6 Things New Landlords Need To Know

Are you considering becoming a landlord for the first time? We’ve put together a checklist for new homeowners below to give them a solid sense of some of the key items they need to learn before opening their doors to new tenants.

  • Ensure the property is fit for human habitation

Security and safety are vital. Landlords have a responsibility to keep their tenants safe, and failure to do so could lead to heavy fines or even jail time.

First and foremost, you must ensure that your property is fit for human habitation as you have a legal obligation to do so. Simply put, if your property falls into any of the following categories, it is unfit for human habitation. It must be brought up to standard, or risk legal action from a tenant and the Government:

  • Unstable building
  • Dangerous layout
  • Serious dampness
  • Insufficient natural light
  • Poor ventilation
  • Absence of hot or cold running water
  • Issues with drainage or toilets
  • Poor cooking or washing up facilities
  • Ensure the rental property is safe

Landlords are expected to install a smoke alarm on every floor where a room is used for living space, while a carbon monoxide detector must also be installed in every room where there is a solid fuel-burning device.

Regulations are much tougher if you’re renting a house of multiple occupancies (HMO). It is also a mandatory obligation that tenants are provided with a valid Gas Safe Certificate, also known as CP12, at the outset of their rental period.

You need to also be certain that:

  • The electrical equipment is secure, e.g. sockets and light fittings.
  • All provided appliances are safe, e.g. cookers and kettles
  • All of the basic amenities are present, such as bathroom fittings and kitchen appliances
  • The property has no damp or mould
  • Get an EPC

 All landlords are expected to be able to provide Energy Performance Certificate, best known simply as an EPC, to their tenants on the day they move in. Since 2008, it has become mandatory that all property listings must carry the EPC rating of the property.

With this in mind, it is important that, if you do not already have one, the landlords order an EPC before putting their property on the market.

An EPC must be given any time you let the home to a new occupant. It is intended to show renters how energy-efficient the house is. You may not be able to evict your tenant in the future if you fail or forget to give an EPC to them before they move into the property. Although not a legal requirement, you may also wish to carry out an EICR Test as well to prove that the wiring in your property is safe as well.
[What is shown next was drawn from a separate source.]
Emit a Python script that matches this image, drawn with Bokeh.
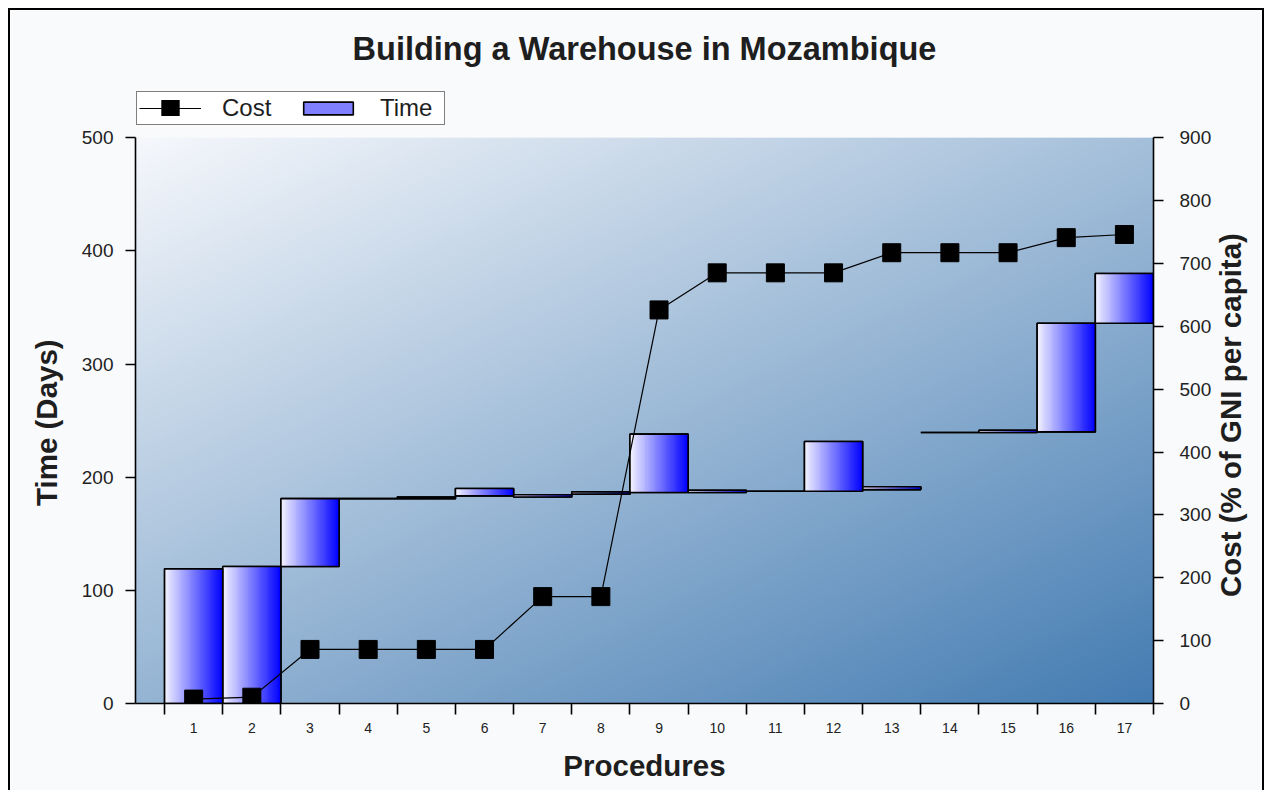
import math
import numpy as np
from bokeh.plotting import figure
from bokeh.models import Range1d, LinearAxis, FixedTicker, Legend, LegendItem
from bokeh.embed import file_html
from bokeh.resources import INLINE

# ---------------- data ----------------
procedures = list(range(1, 18))
proc_labels = [str(i) for i in procedures]
time_start = [0, 0, 121, 181, 181, 183.5, 182.5, 185, 186.5, 186.5, 187.5, 187.5, 189, 239.5, 239.5, 240, 336]
time_end = [119, 121, 181, 181, 182.5, 190, 184.5, 187, 238, 188.5, 187.5, 231.5, 191.5, 239.5, 241.5, 336, 380]
cost = [7, 10, 86, 86, 86, 86, 170, 170, 626, 685, 685, 685, 717, 717, 717, 741, 746]
time_ticks = [0, 100, 200, 300, 400, 500]
cost_ticks = [0, 100, 200, 300, 400, 500, 600, 700, 800, 900]
TIME_MAX = 500
COST_MAX = 900

# ---------------- layout constants (pixels) ----------------
TICK_FONT = "Liberation Sans"
LABEL_SIZE = "29.5px"
PLOT_H = 564          # height of the plotted (gradient) area
FRAME_H = 617         # frame includes the strip holding the legend
LEGEND_GAP = 14       # gap between legend box and plot top
ext = FRAME_H / PLOT_H
NB = "\u00a0"

p = figure(width=1256, height=782,
           x_range=Range1d(0, 17.5), y_range=Range1d(0, TIME_MAX * ext),
           output_backend="svg", toolbar_location=None,
           min_border_left=125, min_border_right=106,
           min_border_top=74, min_border_bottom=89,
           title="Building a Warehouse in Mozambique")
p.extra_y_ranges = {"cost": Range1d(0, COST_MAX * ext)}
p.styles = {"margin-left": "8px", "margin-top": "8px",
            "border-top": "2px solid black", "border-left": "2px solid black",
            "border-right": "2px solid black"}
p.border_fill_color = "#f9fafc"
p.background_fill_color = "#f9fafc"
p.outline_line_color = None
p.xgrid.visible = False
p.ygrid.visible = False

# title
p.title.text_font = "Liberation Sans"
p.title.text_font_size = "32.5px"
p.title.text_font_style = "bold"
p.title.text_color = "#1e1e1e"
p.title.align = "center"
p.title.vertical_align = "top"
p.title.standoff = 32

# ------------- background gradient (decoration) -------------
nx, ny = 340, 190
jj, ii = np.meshgrid(np.arange(nx), np.arange(ny))
px = jj / (nx - 1) * 1021.0
py_down = (1 - ii / (ny - 1)) * 564.0
t = (px * 0.42 + py_down * 0.91) / (1021 * 0.42 + 564 * 0.91)
c0 = np.array([246, 248, 252], dtype=float)
c1 = np.array([68, 124, 178], dtype=float)
bg = np.empty((ny, nx), dtype=np.uint32)
bgv = bg.view(dtype=np.uint8).reshape((ny, nx, 4))
for k in range(3):
    bgv[:, :, k] = (c0[k] + (c1[k] - c0[k]) * t).astype(np.uint8)
bgv[:, :, 3] = 255
xs, xe = p.x_range.start, p.x_range.end
p.image_rgba(image=[bg], x=xs, y=0, dw=xe - xs, dh=TIME_MAX, level="image")

# ------------- time bars (floating, gradient filled) -------------
bar_left = [i - 0.5 for i in procedures]
bar_right = [i + 0.5 for i in procedures]
bar_h = [e - s for s, e in zip(time_start, time_end)]

# solid base (also used as legend swatch), covered by the gradient images
proxy = p.quad(left=bar_left, right=bar_right, bottom=time_start, top=time_end,
               fill_color="#7f7fff", line_color="black", line_width=1.6)

ng = 64
tt = np.linspace(0, 1, ng)
grad = np.empty((1, ng), dtype=np.uint32)
gv = grad.view(dtype=np.uint8).reshape((1, ng, 4))
gv[0, :, 0] = (242 * (1 - tt)).astype(np.uint8)
gv[0, :, 1] = (242 * (1 - tt)).astype(np.uint8)
gv[0, :, 2] = 255
gv[0, :, 3] = 255
p.image_rgba(image=[grad] * len(procedures), x=bar_left, y=time_start,
             dw=[1.0] * len(procedures), dh=bar_h)
p.quad(left=bar_left, right=bar_right, bottom=time_start, top=time_end,
       fill_color=None, line_color="black", line_width=1.6)

# ------------- cost line -------------
cl = p.line(procedures, cost, y_range_name="cost", line_color="black", line_width=1.2)
cs = p.scatter(procedures, cost, y_range_name="cost", marker="square", size=18,
               fill_color="black", line_color="black")
# hidden twin used only to draw a large square in the legend
cs_leg = p.scatter(procedures, cost, y_range_name="cost", marker="square", size=4,
                   fill_color="black", line_color="black", line_width=12,
                   line_join="miter", visible=False)

# ------------- axes -------------
yax = p.yaxis[0]
yax.ticker = FixedTicker(ticks=time_ticks)
yax.bounds = (0, TIME_MAX)
yax.axis_label = "Time (Days)" + NB * 7
yax.axis_label_text_font = "Liberation Sans"
yax.axis_label_text_font_size = LABEL_SIZE
yax.axis_label_text_font_style = "bold"
yax.axis_label_text_color = "#1e1e1e"
yax.axis_label_standoff = 16
yax.major_label_text_font = TICK_FONT
yax.major_label_text_font_size = "19px"
yax.major_label_text_color = "#222222"
yax.major_label_standoff = 12
yax.major_tick_in = 0
yax.major_tick_out = 10
yax.minor_tick_line_color = None
yax.axis_line_width = 1.6
yax.major_tick_line_width = 1.6

rax = LinearAxis(y_range_name="cost", ticker=FixedTicker(ticks=cost_ticks),
                 bounds=(0, COST_MAX))
cost_title = "Cost (% of GNI per capita)"
try:
    rax.axis_label_align = "start"
    rax.axis_label_orientation = math.pi / 2
    rax.axis_label = NB * 13 + cost_title
except (AttributeError, ValueError):
    rax.axis_label = NB * 7 + cost_title
rax.axis_label_text_font = "Liberation Sans"
rax.axis_label_text_font_size = LABEL_SIZE
rax.axis_label_text_font_style = "bold"
rax.axis_label_text_color = "#1e1e1e"
rax.axis_label_standoff = 16
rax.major_label_text_font = TICK_FONT
rax.major_label_text_font_size = "19px"
rax.major_label_text_color = "#222222"
rax.major_label_standoff = 16
rax.major_tick_in = 0
rax.major_tick_out = 10
rax.minor_tick_line_color = None
rax.axis_line_width = 1.6
rax.major_tick_line_width = 1.6
p.add_layout(rax, "right")

xax = p.xaxis[0]
boundaries = [b - 0.5 for b in procedures] + [procedures[-1] + 0.5]
xax.ticker = FixedTicker(ticks=procedures, minor_ticks=boundaries)
xax.major_label_overrides = {i: s for i, s in zip(procedures, proc_labels)}
xax.axis_label = "Procedures"
xax.axis_label_text_font = "Liberation Sans"
xax.axis_label_text_font_size = LABEL_SIZE
xax.axis_label_text_font_style = "bold"
xax.axis_label_text_color = "#1e1e1e"
xax.axis_label_standoff = 13
xax.major_label_text_font = TICK_FONT
xax.major_label_text_font_size = "14px"
xax.major_label_text_color = "#222222"
xax.major_label_standoff = 8
xax.major_tick_in = 0
xax.major_tick_out = 0
xax.minor_tick_in = 0
xax.minor_tick_out = 11
xax.minor_tick_line_color = "black"
xax.minor_tick_line_width = 1.6
xax.axis_line_width = 1.6

# ------------- legend in the strip above the plotted area -------------
legend = Legend(items=[LegendItem(label="Cost", renderers=[cl, cs_leg]),
                       LegendItem(label="Time", renderers=[proxy])],
                orientation="horizontal", location=(1, PLOT_H + LEGEND_GAP), margin=0,
                padding=2, spacing=13, label_standoff=21, label_width=62,
                glyph_width=62, glyph_height=16,
                label_text_font="Liberation Sans", label_text_font_size="24px",
                label_text_color="#1e1e1e",
                border_line_color="black", border_line_width=1.6,
                background_fill_color="white", background_fill_alpha=1.0)
p.add_layout(legend, "center")

open("out.html", "w").write(file_html(p, INLINE))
  • Do a Right to Rent Test

Starting in February 2016, the Government incorporated the Right to Rent test in the pre-rental process. This allows the homeowner to verify that prospective tenants have the legal right to rent in the UK.

Legal status will be assessed by testing and making copies of the identity papers of the tenants. The Government has established which records are to be deemed legal. These may include, for example, UK passports, European Economic Area passports or identity cards, permanent residency cards or travel papers showing indefinite permission to stay.

  • Arrange a tenancy agreement

If the tenant wants to rent your house, you must supply them with a tenancy agreement – this is the legal arrangement that grants the tenant the freedom to stay in your home, and you the right to collect the rent from them.

  • Protect your tenants’ deposits

Every landlord needs to deposit the tenant’s fees into a government-backed rental deposit scheme. The three government-approved schemes are MyDeposits, the Deposit Protection Service, and the Tenancy Deposit System.

Becoming a landlord can be a very profitable business for anyone with some property to spare. It is important, however, if you are planning to become a landlord that you are following all of the guidelines that you must be adhering to. This will not only make you a more successful landlord, but it will also keep you safe from any legal trouble that may arise.